- **WHAT YOU HAVE TO DO**:
Take every line from the first down to the line with "from matplotlib.transforms import" and set it down exactly, without the pictures.

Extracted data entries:
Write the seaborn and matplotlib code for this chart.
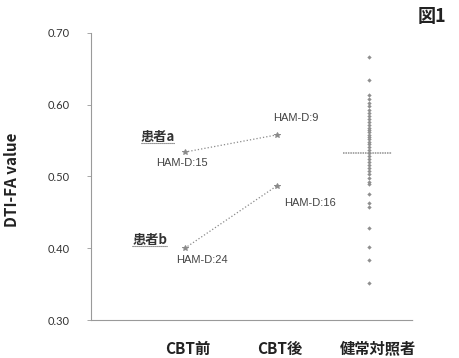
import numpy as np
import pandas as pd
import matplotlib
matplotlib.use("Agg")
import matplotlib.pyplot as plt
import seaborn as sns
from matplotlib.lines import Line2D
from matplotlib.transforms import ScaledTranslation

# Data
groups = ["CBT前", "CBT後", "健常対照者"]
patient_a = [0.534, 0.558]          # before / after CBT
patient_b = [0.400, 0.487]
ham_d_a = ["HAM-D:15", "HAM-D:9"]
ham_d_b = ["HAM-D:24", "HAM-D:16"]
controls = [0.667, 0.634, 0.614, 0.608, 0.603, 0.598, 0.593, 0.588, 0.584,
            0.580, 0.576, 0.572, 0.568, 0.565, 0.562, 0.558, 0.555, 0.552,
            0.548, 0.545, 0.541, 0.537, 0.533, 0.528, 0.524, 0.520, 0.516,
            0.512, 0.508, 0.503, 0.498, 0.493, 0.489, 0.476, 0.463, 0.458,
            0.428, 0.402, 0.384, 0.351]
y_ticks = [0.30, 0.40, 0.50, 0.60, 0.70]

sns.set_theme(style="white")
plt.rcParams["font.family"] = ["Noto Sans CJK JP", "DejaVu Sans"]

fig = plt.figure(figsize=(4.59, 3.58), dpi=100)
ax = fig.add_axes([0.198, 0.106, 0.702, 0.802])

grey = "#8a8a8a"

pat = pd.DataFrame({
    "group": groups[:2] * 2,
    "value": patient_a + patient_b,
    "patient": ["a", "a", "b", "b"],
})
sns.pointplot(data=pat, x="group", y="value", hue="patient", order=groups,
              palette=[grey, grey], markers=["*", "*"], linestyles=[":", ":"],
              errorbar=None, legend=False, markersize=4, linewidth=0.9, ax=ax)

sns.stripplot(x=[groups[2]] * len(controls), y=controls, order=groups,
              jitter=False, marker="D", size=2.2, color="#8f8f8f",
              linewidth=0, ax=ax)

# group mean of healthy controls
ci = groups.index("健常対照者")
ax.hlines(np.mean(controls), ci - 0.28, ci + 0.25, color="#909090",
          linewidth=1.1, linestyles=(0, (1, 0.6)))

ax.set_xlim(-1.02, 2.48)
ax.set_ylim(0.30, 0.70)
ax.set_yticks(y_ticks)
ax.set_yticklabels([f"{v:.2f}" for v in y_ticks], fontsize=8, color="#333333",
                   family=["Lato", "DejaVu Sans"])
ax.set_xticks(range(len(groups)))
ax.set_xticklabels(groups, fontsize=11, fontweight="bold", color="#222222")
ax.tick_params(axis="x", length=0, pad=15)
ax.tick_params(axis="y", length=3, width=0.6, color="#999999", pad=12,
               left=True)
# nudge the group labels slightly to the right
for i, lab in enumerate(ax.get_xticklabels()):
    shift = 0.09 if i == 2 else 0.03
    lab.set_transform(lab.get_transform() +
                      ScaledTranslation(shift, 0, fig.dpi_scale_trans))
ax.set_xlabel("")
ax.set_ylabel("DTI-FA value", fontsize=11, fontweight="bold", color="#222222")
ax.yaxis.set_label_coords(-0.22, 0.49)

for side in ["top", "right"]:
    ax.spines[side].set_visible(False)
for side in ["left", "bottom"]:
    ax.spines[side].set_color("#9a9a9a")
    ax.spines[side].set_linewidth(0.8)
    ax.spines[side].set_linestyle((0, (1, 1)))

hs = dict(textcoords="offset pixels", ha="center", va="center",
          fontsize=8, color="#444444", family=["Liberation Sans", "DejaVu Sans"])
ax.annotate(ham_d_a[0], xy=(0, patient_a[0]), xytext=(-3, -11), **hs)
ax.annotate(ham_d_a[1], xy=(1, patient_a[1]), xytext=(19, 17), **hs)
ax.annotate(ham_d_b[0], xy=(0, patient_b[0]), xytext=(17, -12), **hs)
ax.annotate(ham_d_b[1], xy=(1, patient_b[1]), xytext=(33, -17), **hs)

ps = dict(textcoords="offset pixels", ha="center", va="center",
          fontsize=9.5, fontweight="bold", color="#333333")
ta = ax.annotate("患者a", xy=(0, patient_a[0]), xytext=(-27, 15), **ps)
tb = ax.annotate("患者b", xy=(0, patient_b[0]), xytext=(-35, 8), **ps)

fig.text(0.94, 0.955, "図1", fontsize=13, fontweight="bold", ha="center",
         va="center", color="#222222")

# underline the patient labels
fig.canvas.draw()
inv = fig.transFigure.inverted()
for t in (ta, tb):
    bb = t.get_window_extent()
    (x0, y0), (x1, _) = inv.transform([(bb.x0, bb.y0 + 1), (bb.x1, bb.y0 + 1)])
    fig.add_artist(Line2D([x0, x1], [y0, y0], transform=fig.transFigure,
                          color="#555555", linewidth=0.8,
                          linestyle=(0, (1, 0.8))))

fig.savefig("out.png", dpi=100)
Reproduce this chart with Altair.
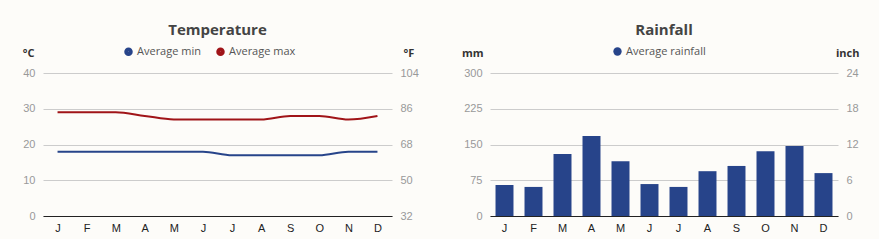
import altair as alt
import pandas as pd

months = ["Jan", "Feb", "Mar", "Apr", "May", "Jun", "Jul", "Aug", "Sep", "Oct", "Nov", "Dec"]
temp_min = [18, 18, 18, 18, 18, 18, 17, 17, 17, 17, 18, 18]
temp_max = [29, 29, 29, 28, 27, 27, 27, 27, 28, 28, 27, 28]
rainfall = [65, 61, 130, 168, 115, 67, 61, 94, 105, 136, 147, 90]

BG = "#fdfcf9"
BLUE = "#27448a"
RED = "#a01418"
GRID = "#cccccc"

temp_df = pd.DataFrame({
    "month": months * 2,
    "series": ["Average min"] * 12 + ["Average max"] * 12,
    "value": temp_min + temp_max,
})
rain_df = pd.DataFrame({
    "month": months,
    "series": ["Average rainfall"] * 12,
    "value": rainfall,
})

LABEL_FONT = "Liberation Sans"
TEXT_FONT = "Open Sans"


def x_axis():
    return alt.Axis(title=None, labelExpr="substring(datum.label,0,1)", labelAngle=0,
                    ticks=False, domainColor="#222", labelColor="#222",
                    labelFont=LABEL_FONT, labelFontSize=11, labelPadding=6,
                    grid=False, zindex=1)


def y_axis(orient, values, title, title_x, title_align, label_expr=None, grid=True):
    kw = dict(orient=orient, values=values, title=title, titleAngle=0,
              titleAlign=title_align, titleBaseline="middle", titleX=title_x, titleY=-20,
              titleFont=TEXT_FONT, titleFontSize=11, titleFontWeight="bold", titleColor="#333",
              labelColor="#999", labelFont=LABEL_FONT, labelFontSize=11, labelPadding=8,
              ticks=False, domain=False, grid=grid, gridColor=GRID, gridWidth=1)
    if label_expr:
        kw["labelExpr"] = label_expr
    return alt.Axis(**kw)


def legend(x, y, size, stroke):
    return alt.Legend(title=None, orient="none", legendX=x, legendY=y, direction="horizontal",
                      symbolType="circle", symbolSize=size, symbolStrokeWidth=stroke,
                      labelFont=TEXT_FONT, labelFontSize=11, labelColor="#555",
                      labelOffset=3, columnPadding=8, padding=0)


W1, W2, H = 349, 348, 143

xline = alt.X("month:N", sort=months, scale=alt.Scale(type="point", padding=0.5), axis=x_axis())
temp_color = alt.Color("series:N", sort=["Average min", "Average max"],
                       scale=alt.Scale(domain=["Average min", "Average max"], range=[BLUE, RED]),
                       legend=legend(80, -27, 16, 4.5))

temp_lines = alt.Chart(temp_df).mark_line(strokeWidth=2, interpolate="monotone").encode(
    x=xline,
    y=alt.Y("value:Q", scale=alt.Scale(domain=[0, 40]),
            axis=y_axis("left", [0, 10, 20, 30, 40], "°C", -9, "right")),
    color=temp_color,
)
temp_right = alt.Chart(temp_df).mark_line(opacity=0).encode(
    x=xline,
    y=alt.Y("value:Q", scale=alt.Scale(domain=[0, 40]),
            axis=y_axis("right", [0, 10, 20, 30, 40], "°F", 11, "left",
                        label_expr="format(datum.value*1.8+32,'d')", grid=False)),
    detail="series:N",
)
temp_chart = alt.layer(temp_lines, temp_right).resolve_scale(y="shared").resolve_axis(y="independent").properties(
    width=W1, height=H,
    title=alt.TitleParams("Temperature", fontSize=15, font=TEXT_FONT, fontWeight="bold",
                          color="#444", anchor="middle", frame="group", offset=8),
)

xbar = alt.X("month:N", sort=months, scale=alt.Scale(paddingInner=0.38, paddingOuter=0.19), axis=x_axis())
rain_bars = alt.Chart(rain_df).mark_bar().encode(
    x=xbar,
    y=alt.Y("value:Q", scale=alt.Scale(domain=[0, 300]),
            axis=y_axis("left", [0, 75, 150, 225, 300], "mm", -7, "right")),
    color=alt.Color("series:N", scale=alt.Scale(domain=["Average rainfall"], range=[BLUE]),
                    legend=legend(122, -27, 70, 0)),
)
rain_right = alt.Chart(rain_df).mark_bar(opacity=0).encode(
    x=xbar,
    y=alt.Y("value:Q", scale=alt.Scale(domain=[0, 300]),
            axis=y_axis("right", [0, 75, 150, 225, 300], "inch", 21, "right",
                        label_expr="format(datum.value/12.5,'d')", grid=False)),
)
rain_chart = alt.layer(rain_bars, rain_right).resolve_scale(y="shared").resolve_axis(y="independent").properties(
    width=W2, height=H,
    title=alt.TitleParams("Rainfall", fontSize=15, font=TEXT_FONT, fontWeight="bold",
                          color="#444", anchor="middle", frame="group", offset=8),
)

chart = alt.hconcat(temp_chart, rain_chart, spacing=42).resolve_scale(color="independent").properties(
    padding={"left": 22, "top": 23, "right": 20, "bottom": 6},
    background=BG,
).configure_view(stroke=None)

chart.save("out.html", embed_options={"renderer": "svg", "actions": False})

- **RESULT OF THE EXERCISE**:
Write the seaborn and matplotlib code for this chart.
import numpy as np
import pandas as pd
import matplotlib
matplotlib.use("Agg")
import matplotlib.pyplot as plt
import seaborn as sns
from matplotlib.lines import Line2D
from matplotlib.transforms import ScaledTranslation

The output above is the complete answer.